— start Provided material —

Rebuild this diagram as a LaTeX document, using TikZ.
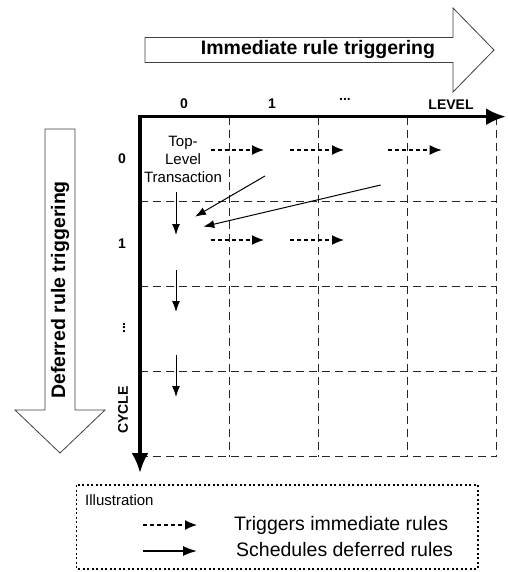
\documentclass[tikz,border=0pt]{standalone}
\usepackage{fontspec}
\setmainfont{Liberation Sans}
\usetikzlibrary{arrows,arrows.meta}

\newcommand{\arrowfont}{\fontsize{19.5}{23}\selectfont\bfseries}
\newcommand{\axisfont}{\fontsize{14}{16}\selectfont\bfseries}
\newcommand{\notefont}{\fontsize{15}{18}\selectfont}
\newcommand{\legendfont}{\fontsize{19.5}{23}\selectfont}

\tikzset{
  grid line/.style={dash pattern=on 8pt off 5pt, line width=1pt, black!85},
  immediate/.style={-{Latex[length=12pt,width=10pt]}, dash pattern=on 4pt off 3pt, line width=1.4pt},
  deferred/.style={-{Latex[length=11pt,width=8pt]}, line width=1pt},
  axis/.style={line width=3.5pt, -{Latex[length=20pt,width=17pt]}},
  hollow/.style={draw=black!75, line width=0.8pt, fill=white},
}

\begin{document}
\begin{tikzpicture}[x=1pt,y=-1pt]
\useasboundingbox (0,0) rectangle (507,572);

% big hollow arrows
\draw[hollow] (145,37.5) -- (453,37.5) -- (453,8) -- (494,50) -- (453,92) -- (453,62.5) -- (145,62.5) -- cycle;
\node (imm) at (318,50) {\arrowfont Immediate rule triggering};
\draw[hollow] (45,129) -- (75,129) -- (75,410) -- (105,410) -- (60,453) -- (15,410) -- (45,410) -- cycle;
\node [rotate=90] (def) at (60,290) {\arrowfont Deferred rule triggering};

% grid
\foreach \x in {229,318,407,496} \draw[grid line] (\x,116.7) -- (\x,456.7);
\foreach \y in {201.7,286.7,371.7,456.7} \draw[grid line] (140,\y) -- (496,\y);

% axes
\coordinate (o) at (140,116.7);
\coordinate (xend) at (506,116.7);
\coordinate (yend) at (140,473);
\draw[axis, shorten <=-1.75pt] (o) -- (xend);
\draw[axis, shorten <=-1.75pt] (o) -- (yend);

\node (l0) at (184,104) {\axisfont 0};
\node (l1) at (272,104) {\axisfont 1};
\node (ldots) at (345,99) {\axisfont ...};
\node (level) at (451,105) {\axisfont LEVEL};

\node (c0) at (122,159) {\axisfont 0};
\node (c1) at (122,244) {\axisfont 1};
\node [rotate=90] (cdots) at (124,328) {\axisfont ...};
\node [rotate=90] (cycle) at (123,410) {\axisfont CYCLE};

\node [align=center, font=\notefont] (tlt) at (183,159) {Top-\\Level\\Transaction};

% immediate rules
\coordinate (a1) at (210.7,150);
\coordinate (a2) at (264,150);
\coordinate (a3) at (290,150);
\coordinate (a4) at (344,150);
\coordinate (a5) at (388,150);
\coordinate (a6) at (441.7,150);
\coordinate (b1) at (210.7,240);
\coordinate (b2) at (264,240);
\coordinate (b3) at (290,240);
\coordinate (b4) at (344,240);
\draw[immediate] (a1) -- (a2);
\draw[immediate] (a3) -- (a4);
\draw[immediate] (a5) -- (a6);
\draw[immediate] (b1) -- (b2);
\draw[immediate] (b3) -- (b4);

% deferred rules
\coordinate (d1) at (176,191.7);
\coordinate (d2) at (176,235);
\coordinate (d3) at (176,270);
\coordinate (d4) at (176,312);
\coordinate (d5) at (176,355);
\coordinate (d6) at (176,397);
\draw[deferred] (d1) -- (d2);
\draw[deferred] (d3) -- (d4);
\draw[deferred] (d5) -- (d6);

\coordinate (s1) at (265,176);
\coordinate (e1) at (195,216.7);
\coordinate (s2) at (380.7,185);
\coordinate (e2) at (203.3,226.7);
\draw[deferred] (s1) -- (e1);
\draw[deferred] (s2) -- (e2);

% legend
\draw[line width=1.5pt, dash pattern=on 2pt off 2.5pt] (76.7,485) rectangle (478,569);
\node [anchor=west, inner sep=0pt] (illu) at (85,500) {\notefont Illustration};
\coordinate (li1) at (143,525);
\coordinate (li2) at (197,525);
\coordinate (ld1) at (143,551);
\coordinate (ld2) at (197,551);
\draw[immediate] (li1) -- (li2);
\draw[deferred, -{Latex[length=14pt,width=10pt]}, line width=1.5pt] (ld1) -- (ld2);
\node [anchor=west, inner sep=0pt] (trig) at (234,525) {\legendfont Triggers immediate rules};
\node [anchor=west, inner sep=0pt] (sched) at (236,550) {\legendfont Schedules deferred rules};

\end{tikzpicture}
\end{document}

— end Provided material —

Description of the task: Please restate the material above line by line, exactly, beginning at its first line and ending with the line that contains "(level) at (451,105)", without any pictures.

The completed task:
Rebuild this diagram as a LaTeX document, using TikZ.
\documentclass[tikz,border=0pt]{standalone}
\usepackage{fontspec}
\setmainfont{Liberation Sans}
\usetikzlibrary{arrows,arrows.meta}

\newcommand{\arrowfont}{\fontsize{19.5}{23}\selectfont\bfseries}
\newcommand{\axisfont}{\fontsize{14}{16}\selectfont\bfseries}
\newcommand{\notefont}{\fontsize{15}{18}\selectfont}
\newcommand{\legendfont}{\fontsize{19.5}{23}\selectfont}

\tikzset{
  grid line/.style={dash pattern=on 8pt off 5pt, line width=1pt, black!85},
  immediate/.style={-{Latex[length=12pt,width=10pt]}, dash pattern=on 4pt off 3pt, line width=1.4pt},
  deferred/.style={-{Latex[length=11pt,width=8pt]}, line width=1pt},
  axis/.style={line width=3.5pt, -{Latex[length=20pt,width=17pt]}},
  hollow/.style={draw=black!75, line width=0.8pt, fill=white},
}

\begin{document}
\begin{tikzpicture}[x=1pt,y=-1pt]
\useasboundingbox (0,0) rectangle (507,572);

% big hollow arrows
\draw[hollow] (145,37.5) -- (453,37.5) -- (453,8) -- (494,50) -- (453,92) -- (453,62.5) -- (145,62.5) -- cycle;
\node (imm) at (318,50) {\arrowfont Immediate rule triggering};
\draw[hollow] (45,129) -- (75,129) -- (75,410) -- (105,410) -- (60,453) -- (15,410) -- (45,410) -- cycle;
\node [rotate=90] (def) at (60,290) {\arrowfont Deferred rule triggering};

% grid
\foreach \x in {229,318,407,496} \draw[grid line] (\x,116.7) -- (\x,456.7);
\foreach \y in {201.7,286.7,371.7,456.7} \draw[grid line] (140,\y) -- (496,\y);

% axes
\coordinate (o) at (140,116.7);
\coordinate (xend) at (506,116.7);
\coordinate (yend) at (140,473);
\draw[axis, shorten <=-1.75pt] (o) -- (xend);
\draw[axis, shorten <=-1.75pt] (o) -- (yend);

\node (l0) at (184,104) {\axisfont 0};
\node (l1) at (272,104) {\axisfont 1};
\node (ldots) at (345,99) {\axisfont ...};
\node (level) at (451,105) {\axisfont LEVEL};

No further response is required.